The New Yorker won five National Magazine Awards yesterday, but that's hardly news: The New Yorker wins National Magazine Awards like the 1927 Yankees won baseball games. The real buzz out of the annual ceremony was that Martha Stewart, America's perkiest ex-convict, won two awards and showed up to get them despite being under house arrest.
"She is allowed out for 48 hours a week to do work, and this was a work-related moment," explained Stewart's spokeswoman, Samantha Schabel.
Martha Stewart Weddings took the award for general excellence for magazines with circulation between 250,000 and 500,000, and her Kids: Fun Stuff to Do Together won the award for design.
Two Washington-based magazines -- National Geographic and National Journal -- won the coveted awards, which are bestowed by the American Society of Magazine Editors and the Columbia University Graduate School of Journalism at New York's Waldorf-Astoria hotel.
National Geographic won the essays award for David Quammen's cover story "Was Darwin Wrong?" Quammen answered that question with a resounding no, concluding that "the evidence for evolution is overwhelming." The judges, noting that many Americans don't believe the theory of evolution, called the story "courageous."
"It was the best-selling newsstand issue in the magazine's history," said National Geographic Editor in Chief Chris Johns, "and to have it further validated by our peers is thrilling."
The National Journal -- a political magazine with a circulation of only about 13,000, much of it among Washington pols, lobbyists and reporters -- won the columns and commentary award for columns by Jonathan Rauch, including one on same-sex marriage and one on the McCain-Feingold campaign finance law.
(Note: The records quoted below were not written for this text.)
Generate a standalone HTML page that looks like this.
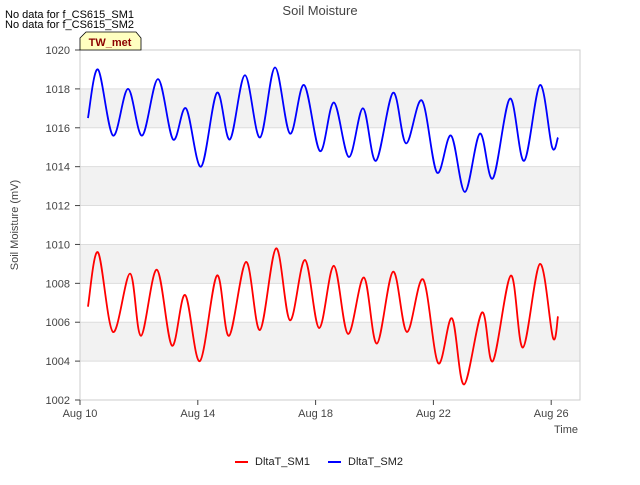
<!DOCTYPE html>
<html><head><meta charset="utf-8">
<style>
body{margin:0;background:#fff;font-family:"Liberation Sans",sans-serif;}
svg text{font-family:"Liberation Sans",sans-serif;}
</style></head>
<body>
<svg id="chart" width="640" height="480">
<rect x="0" y="0" width="640" height="480" fill="#fff"/>
<g id="bands"></g>
<g id="grid"></g>
<rect x="80" y="50" width="500" height="350" fill="none" stroke="#ccc"/>
<g id="axes"></g>
<g id="series"></g>
<text x="320" y="15" text-anchor="middle" font-size="13" fill="#444">Soil Moisture</text>
<text x="5" y="18" font-size="11" fill="#000">No data for f_CS615_SM1</text>
<text x="5" y="28" font-size="11" fill="#000">No data for f_CS615_SM2</text>
<g>
<path d="M80,50 L80,38 L86,32 L136,32 L141,38 L141,50 Z" fill="#ffffc0" stroke="#000" stroke-width="0.8"/>
<text x="110" y="46" text-anchor="middle" font-size="11" font-weight="bold" fill="#8b0000">TW_met</text>
</g>
<text x="18" y="225" text-anchor="middle" font-size="11" fill="#444" transform="rotate(-90 18 225)">Soil Moisture (mV)</text>
<text x="578" y="433" text-anchor="end" font-size="11" fill="#444">Time</text>
<g>
<g><line x1="235" y1="462" x2="248" y2="462" stroke="#f00" stroke-width="2"/><text x="255" y="465" font-size="11" fill="#222">DltaT_SM1</text></g>
<g><line x1="328" y1="462" x2="341" y2="462" stroke="#00f" stroke-width="2"/><text x="348" y="465" font-size="11" fill="#222">DltaT_SM2</text></g>
</g>
</svg>
<script>
const yTicks=[1002,1004,1006,1008,1010,1012,1014,1016,1018,1020];
const xTicks=[10,14,18,22,26];
const xTickLabels=["Aug 10","Aug 14","Aug 18","Aug 22","Aug 26"];
const sm2Days=[10.27,10.61,11.12,11.63,12.11,12.65,13.16,13.60,14.11,14.65,15.09,15.60,16.11,16.62,17.13,17.61,18.15,18.62,19.13,19.61,20.05,20.63,21.07,21.61,22.12,22.60,23.07,23.58,24.02,24.60,25.08,25.62,26.03,26.23];
const sm2Values=[1016.5,1019,1015.6,1018,1015.6,1018.5,1015.4,1017,1014,1017.8,1015.4,1018.7,1015.5,1019.1,1015.7,1018.2,1014.8,1017.3,1014.5,1017,1014.3,1017.8,1015.2,1017.4,1013.7,1015.6,1012.7,1015.7,1013.4,1017.5,1014.3,1018.2,1015,1015.5];
const sm1Days=[10.27,10.61,11.12,11.70,12.07,12.61,13.12,13.57,14.07,14.65,15.06,15.64,16.11,16.66,17.13,17.64,18.12,18.62,19.10,19.64,20.08,20.63,21.10,21.65,22.16,22.63,23.04,23.65,24.02,24.63,25.04,25.62,26.06,26.23];
const sm1Values=[1006.8,1009.6,1005.5,1008.5,1005.3,1008.7,1004.8,1007.4,1004,1008.4,1005.3,1009.1,1005.6,1009.8,1006.1,1009.2,1005.7,1008.9,1005.4,1008.3,1004.9,1008.6,1005.5,1008.2,1003.9,1006.2,1002.8,1006.5,1004,1008.4,1004.7,1009,1005.2,1006.3];

const NS="http://www.w3.org/2000/svg";
const X0=80,X1=580,Y0=50,Y1=400;
const xMin=10,xMax=27,yMin=1002,yMax=1020;
function xs(d){return X0+(d-xMin)/(xMax-xMin)*(X1-X0)*(500/500)*((551-80)/((26-10)/(xMax-xMin)*500));}
function sx(d){return 80+(d-10)*29.45;}
function sy(v){return Y1-(v-yMin)/(yMax-yMin)*(Y1-Y0);}
function mk(tag,attrs,parent){const e=document.createElementNS(NS,tag);for(const k in attrs)e.setAttribute(k,attrs[k]);parent.appendChild(e);return e;}
const bands=document.getElementById('bands'),grid=document.getElementById('grid'),axes=document.getElementById('axes'),series=document.getElementById('series');
for(let i=0;i<yTicks.length-1;i++){
  if(i%2===1){
    const r=mk('rect',{x:X0,y:sy(yTicks[i+1]),width:X1-X0,height:sy(yTicks[i])-sy(yTicks[i+1]),fill:'#f2f2f2'},bands);
    
    
  }
}
yTicks.forEach(v=>{
  const l=mk('line',{x1:X0,x2:X1,y1:sy(v),y2:sy(v),stroke:'#ddd'},grid);
  
  
  const t=mk('text',{x:X0-10,y:sy(v)+4,'text-anchor':'end','font-size':11,fill:'#444'},axes);
  t.textContent=v;
  
  
  mk('line',{x1:X0-5,x2:X0,y1:sy(v),y2:sy(v),stroke:'#444'},axes);
});
xTicks.forEach((d,i)=>{
  mk('line',{x1:sx(d),x2:sx(d),y1:Y1,y2:Y1+5,stroke:'#444'},axes);
  const t=mk('text',{x:sx(d),y:Y1+17,'text-anchor':'middle','font-size':11,fill:'#444'},axes);
  t.textContent=xTickLabels[i];
  
  
});
function path(days,vals){
  const p=days.map((d,i)=>[sx(d),sy(vals[i])]);
  let s='M'+p[0][0]+','+p[0][1];
  for(let i=0;i<p.length-1;i++){
    const a=p[Math.max(0,i-1)],b=p[i],c=p[i+1],e=p[Math.min(p.length-1,i+2)];
    const c1=[b[0]+(c[0]-a[0])/6,b[1]+(c[1]-a[1])/6],c2=[c[0]-(e[0]-b[0])/6,c[1]-(e[1]-b[1])/6];
    s+=' C'+c1+' '+c2+' '+c;
  }
  return s;
}
const l2=mk('path',{d:path(sm2Days,sm2Values),fill:'none',stroke:'#00f','stroke-width':1.8},series);


const l1=mk('path',{d:path(sm1Days,sm1Values),fill:'none',stroke:'#f00','stroke-width':1.8},series);


</script>
</body></html>
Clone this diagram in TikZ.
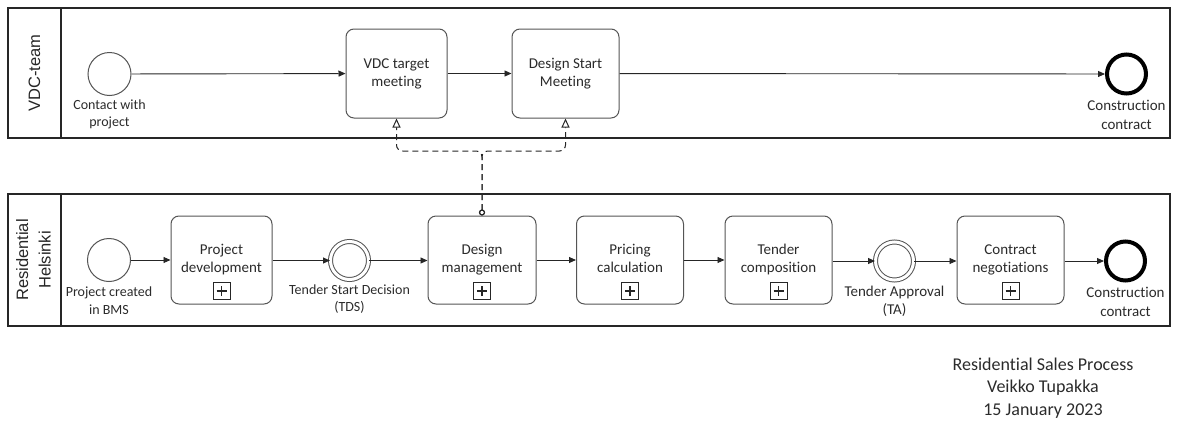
\documentclass[tikz,border=0pt]{standalone}
\usepackage{fontspec}
\setmainfont{Carlito}[Ligatures=NoCommon]
\newfontfamily\lanefont{Liberation Sans}
\usetikzlibrary{arrows.meta,positioning}

\definecolor{ink}{HTML}{262626}
\definecolor{edge}{HTML}{555555}
\definecolor{txt}{HTML}{2B2B2B}

% two struts keep every two-line task label centred the same way
\newcommand\twoline[2]{\strut#1\\\strut#2}

\tikzset{
  poolbox/.style={draw=ink, line width=1.3pt, inner sep=0pt},
  lanelabel/.style={rotate=90, text=ink, align=center,
    font=\lanefont\fontsize{16.5}{22.5}\selectfont},
  task/.style={draw=edge, line width=1pt, rounded corners=8pt, fill=white,
    minimum height=88pt, inner sep=0pt, align=center, text=txt,
    font=\fontsize{15}{18}\selectfont},
  subproc/.style={draw=ink, line width=0.9pt, minimum size=17pt, inner sep=0pt,
    path picture={\draw[ink, line width=1.6pt]
      ([xshift=-5pt]path picture bounding box.center) -- ([xshift=5pt]path picture bounding box.center)
      ([yshift=-5pt]path picture bounding box.center) -- ([yshift=5pt]path picture bounding box.center);}},
  startev/.style={circle, draw=edge, line width=1pt, minimum size=43pt, inner sep=0pt, fill=white},
  midev/.style={circle, draw=edge, double=white, double distance=3pt, line width=1pt,
    minimum size=38pt, inner sep=0pt},
  endev/.style={circle, draw=black, line width=4pt, minimum size=39pt, inner sep=0pt, fill=white},
  evlabel/.style={align=center, text=txt, inner sep=0pt},
  seq/.style={draw=ink, line width=0.9pt, -{Triangle[length=7pt,width=6pt]}},
  msg/.style={draw=ink, line width=1pt, dash pattern=on 6pt off 4pt, rounded corners=6pt,
    {Circle[open,length=6pt,width=6pt]}-{Triangle[open,length=9pt,width=8pt]}},
}

\begin{document}
\begin{tikzpicture}[x=1pt,y=-1pt]
\useasboundingbox (0,0) rectangle (1179,421);

% pools and lane headers
\node[poolbox, minimum width=1162pt, minimum height=130pt] (poolA) at (589,73) {};
\draw[ink, line width=1.3pt] (61,8) -- (61,138);
\node[lanelabel] (laneA) at (34.5,73) {VDC-team};

\node[poolbox, minimum width=1162pt, minimum height=132pt] (poolB) at (589,260) {};
\draw[ink, line width=1.3pt] (61,194) -- (61,326);
\node[lanelabel] (laneB) at (33.5,260) {Residential\\Helsinki};

% VDC-team lane
\node[startev] (s1) at (109.5,74) {};
\node[evlabel, font=\fontsize{14}{17}\selectfont, below=4pt of s1] (s1l) {Contact with\\project};
\node[task, minimum width=101pt, minimum height=89pt] (vdc) at (396.5,73.5) {\twoline{VDC target}{meeting}};
\node[task, minimum width=107pt, minimum height=89pt] (dsm) at (565.5,73.5) {\twoline{Design Start}{Meeting}};
\node[endev] (e1) at (1126.5,74) {};
\node[evlabel, font=\fontsize{15}{19}\selectfont, below=4pt of e1] (e1l) {Construction\\contract};

\draw[seq] (s1) -- (vdc);
\draw[seq] (vdc) -- (dsm);
\draw[seq] (dsm) -- (e1);

% Residential Helsinki lane
\node[startev] (s2) at (109,260) {};
\node[evlabel, font=\fontsize{14}{18}\selectfont, below=5pt of s2] (s2l) {Project created\\in BMS};

\node[task, minimum width=101pt] (pd) at (221.5,260) {\twoline{Project}{development}};
\node[subproc] (pdm) at (221.5,291) {};

\node[midev] (tds) at (349.5,260.5) {};
\node[evlabel, font=\fontsize{14}{17}\selectfont, below=5pt of tds] (tdsl) {Tender Start Decision\\(TDS)};

\node[task, minimum width=108pt] (dm) at (482,260) {\twoline{Design}{management}};
\node[subproc] (dmm) at (482,291) {};

\node[task, minimum width=107pt] (pc) at (630,260) {\twoline{Pricing}{calculation}};
\node[subproc] (pcm) at (630,291) {};

\node[task, minimum width=107pt] (tc) at (778.5,260) {\twoline{Tender}{composition}};
\node[subproc] (tcm) at (778.5,291) {};

\node[midev] (ta) at (894.5,261) {};
\node[evlabel, font=\fontsize{15}{18}\selectfont, below=5pt of ta] (tal) {Tender Approval\\(TA)};

\node[task, minimum width=107pt] (cn) at (1010.5,260) {\twoline{Contract}{negotiations}};
\node[subproc] (cnm) at (1010.5,291) {};

\node[endev] (e2) at (1125.5,261) {};
\node[evlabel, font=\fontsize{15}{19}\selectfont, below=4pt of e2] (e2l) {Construction\\contract};

\draw[seq] (s2) -- (s2 -| pd.west);
\draw[seq] (pd.east |- tds) -- (tds);
\draw[seq] (tds) -- (tds -| dm.west);
\draw[seq] (dm.east |- 0,260) -- (pc.west |- 0,260);
\draw[seq] (pc.east |- 0,260) -- (tc.west |- 0,260);
\draw[seq] (tc.east |- ta) -- (ta);
\draw[seq] (ta) -- (ta -| cn.west);
\draw[seq] (cn.east |- e2) -- (e2);

% message flows from Design management to the VDC meetings
\coordinate (jn) at (482,151);
\draw[msg] (dm.north) -- (jn) -| (vdc.south);
\draw[msg] (dm.north) -- (jn) -| (dsm.south);

% title block
\node[align=center, text=txt, font=\fontsize{18}{22.5}\selectfont] (title) at (1043,388)
  {Residential Sales Process\\Veikko Tupakka\\15 January 2023};
\end{tikzpicture}
\end{document}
The judges called them "reasoned, heartfelt and persuasive even at their most contrarian."
"I'm flabbergasted, basically," Rauch said by phone after winning. "I write a low-key, serious column. . . . That New York and the magazine industry noticed was a shock."
The New Yorker, which has won more awards than any other magazine in the contest's 40-year history, added five more trophies to its collection, which now numbers 44 -- more than double its nearest rival, the Atlantic, which has won 19.
The New Yorker won the general excellence award for magazines with a circulation between 1 million and 2 million. It also won prizes for reporting, reviews, profile writing and public interest.